● **Extracted data**
>>>>
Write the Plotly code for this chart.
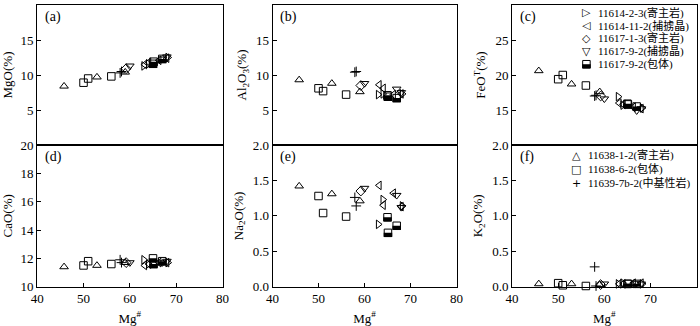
<<<<
>>>>
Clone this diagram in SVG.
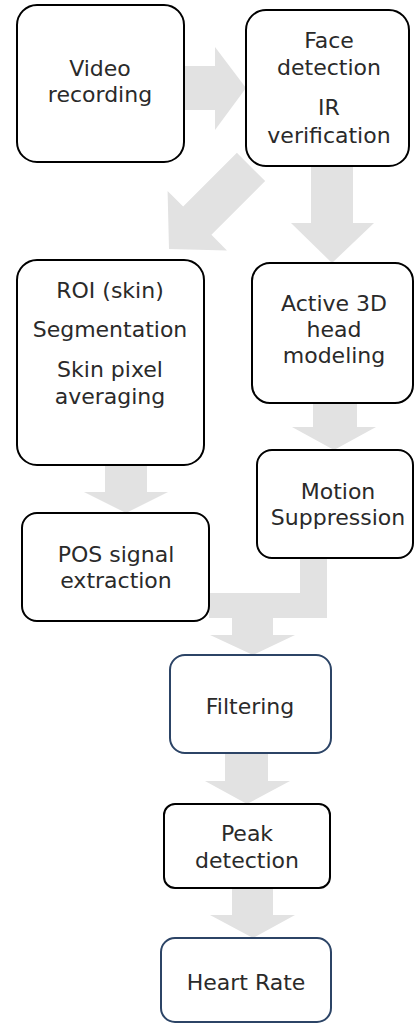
<<<<
>>>>
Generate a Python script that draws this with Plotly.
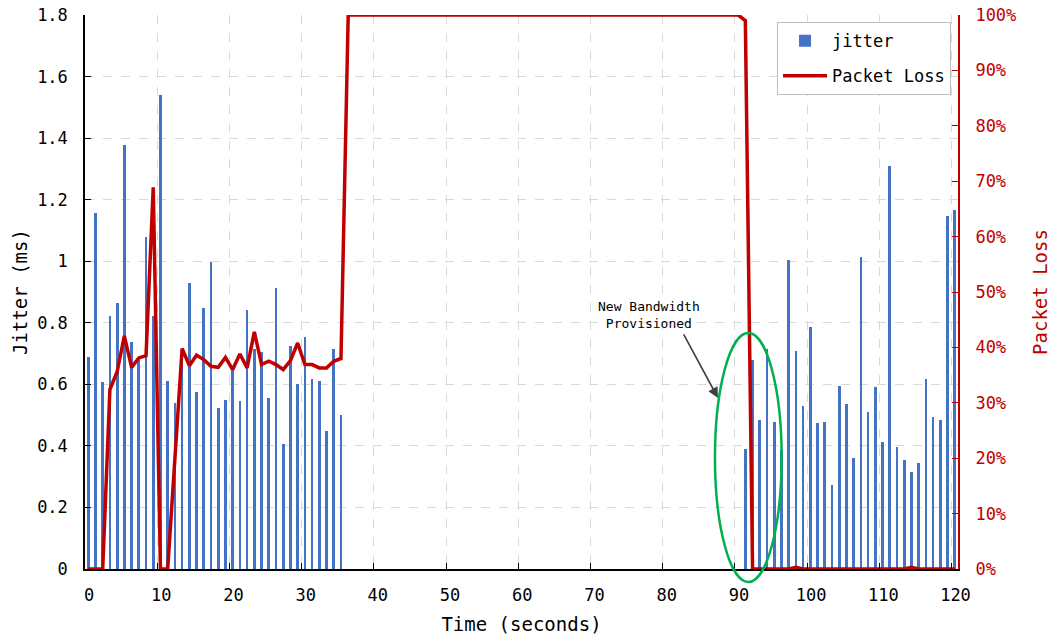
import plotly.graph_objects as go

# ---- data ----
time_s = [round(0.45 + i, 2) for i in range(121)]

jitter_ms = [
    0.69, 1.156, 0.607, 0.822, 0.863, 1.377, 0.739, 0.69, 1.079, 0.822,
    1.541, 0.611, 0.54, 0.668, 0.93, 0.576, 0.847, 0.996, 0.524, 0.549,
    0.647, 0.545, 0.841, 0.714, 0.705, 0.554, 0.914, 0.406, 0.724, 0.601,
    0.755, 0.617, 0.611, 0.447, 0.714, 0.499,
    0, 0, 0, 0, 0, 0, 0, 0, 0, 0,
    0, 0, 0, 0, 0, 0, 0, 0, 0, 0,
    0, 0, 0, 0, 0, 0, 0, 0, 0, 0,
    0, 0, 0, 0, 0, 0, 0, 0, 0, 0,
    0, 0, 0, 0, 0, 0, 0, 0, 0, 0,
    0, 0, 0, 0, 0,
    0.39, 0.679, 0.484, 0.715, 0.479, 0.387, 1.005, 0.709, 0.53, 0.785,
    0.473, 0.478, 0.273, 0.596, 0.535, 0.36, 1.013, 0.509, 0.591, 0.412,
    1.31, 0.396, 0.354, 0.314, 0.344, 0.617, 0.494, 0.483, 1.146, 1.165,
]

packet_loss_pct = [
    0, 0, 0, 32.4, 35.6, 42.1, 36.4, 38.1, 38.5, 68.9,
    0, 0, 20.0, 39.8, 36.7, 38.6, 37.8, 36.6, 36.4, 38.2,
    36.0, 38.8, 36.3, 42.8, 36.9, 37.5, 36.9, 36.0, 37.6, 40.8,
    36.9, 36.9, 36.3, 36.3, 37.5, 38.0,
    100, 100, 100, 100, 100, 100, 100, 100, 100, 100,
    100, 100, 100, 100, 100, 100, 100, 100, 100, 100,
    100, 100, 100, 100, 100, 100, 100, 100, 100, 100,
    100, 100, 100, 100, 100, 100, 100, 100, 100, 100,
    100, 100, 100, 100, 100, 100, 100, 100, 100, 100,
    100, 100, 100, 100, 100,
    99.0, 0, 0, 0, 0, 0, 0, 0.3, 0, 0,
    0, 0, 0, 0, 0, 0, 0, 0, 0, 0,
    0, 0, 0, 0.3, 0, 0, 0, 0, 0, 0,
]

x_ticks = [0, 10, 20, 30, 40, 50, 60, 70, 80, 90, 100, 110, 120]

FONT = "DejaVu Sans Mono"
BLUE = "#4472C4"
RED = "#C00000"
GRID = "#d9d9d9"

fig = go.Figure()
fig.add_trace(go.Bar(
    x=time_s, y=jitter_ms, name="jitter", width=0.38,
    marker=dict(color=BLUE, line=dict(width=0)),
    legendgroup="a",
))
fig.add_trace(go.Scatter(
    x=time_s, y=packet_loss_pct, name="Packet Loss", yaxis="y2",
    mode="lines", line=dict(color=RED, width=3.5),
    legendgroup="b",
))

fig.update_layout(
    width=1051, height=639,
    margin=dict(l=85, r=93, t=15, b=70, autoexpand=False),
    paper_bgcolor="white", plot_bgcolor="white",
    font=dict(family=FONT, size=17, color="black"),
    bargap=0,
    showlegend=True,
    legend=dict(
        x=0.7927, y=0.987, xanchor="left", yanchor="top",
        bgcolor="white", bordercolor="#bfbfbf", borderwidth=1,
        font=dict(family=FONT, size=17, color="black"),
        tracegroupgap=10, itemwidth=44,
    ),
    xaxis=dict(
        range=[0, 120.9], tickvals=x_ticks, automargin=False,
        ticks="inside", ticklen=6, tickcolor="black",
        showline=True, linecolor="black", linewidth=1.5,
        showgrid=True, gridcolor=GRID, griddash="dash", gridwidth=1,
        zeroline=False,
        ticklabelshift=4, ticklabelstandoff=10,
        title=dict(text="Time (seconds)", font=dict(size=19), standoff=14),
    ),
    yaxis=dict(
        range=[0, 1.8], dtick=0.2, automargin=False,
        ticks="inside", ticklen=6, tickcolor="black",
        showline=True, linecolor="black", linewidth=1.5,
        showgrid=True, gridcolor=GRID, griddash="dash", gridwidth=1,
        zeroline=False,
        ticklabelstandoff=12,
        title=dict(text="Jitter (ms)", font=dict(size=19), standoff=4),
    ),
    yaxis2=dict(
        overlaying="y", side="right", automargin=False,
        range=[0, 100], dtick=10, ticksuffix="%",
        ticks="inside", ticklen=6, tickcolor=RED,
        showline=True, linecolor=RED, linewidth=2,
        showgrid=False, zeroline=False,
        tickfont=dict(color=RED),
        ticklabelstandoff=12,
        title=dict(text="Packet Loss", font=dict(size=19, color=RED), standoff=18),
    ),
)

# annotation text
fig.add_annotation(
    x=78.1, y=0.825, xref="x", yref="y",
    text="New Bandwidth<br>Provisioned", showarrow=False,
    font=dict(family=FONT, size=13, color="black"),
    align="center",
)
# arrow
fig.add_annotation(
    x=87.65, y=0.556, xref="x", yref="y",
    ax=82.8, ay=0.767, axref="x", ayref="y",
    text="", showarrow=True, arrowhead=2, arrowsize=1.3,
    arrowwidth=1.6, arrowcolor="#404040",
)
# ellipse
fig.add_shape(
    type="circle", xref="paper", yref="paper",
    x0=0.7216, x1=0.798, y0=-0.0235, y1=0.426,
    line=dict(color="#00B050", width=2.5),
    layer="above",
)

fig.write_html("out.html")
<<<<
● **Task statement**
Both the line containing "Generate a Python" and the line containing "time_s = [round(0.45" belong in the copy, along with every line between them. Reproduce that stretch exactly, without the pictures.

● **Answer for this exercise**
Generate a Python script that draws this with Plotly.
import plotly.graph_objects as go

# ---- data ----
time_s = [round(0.45 + i, 2) for i in range(121)]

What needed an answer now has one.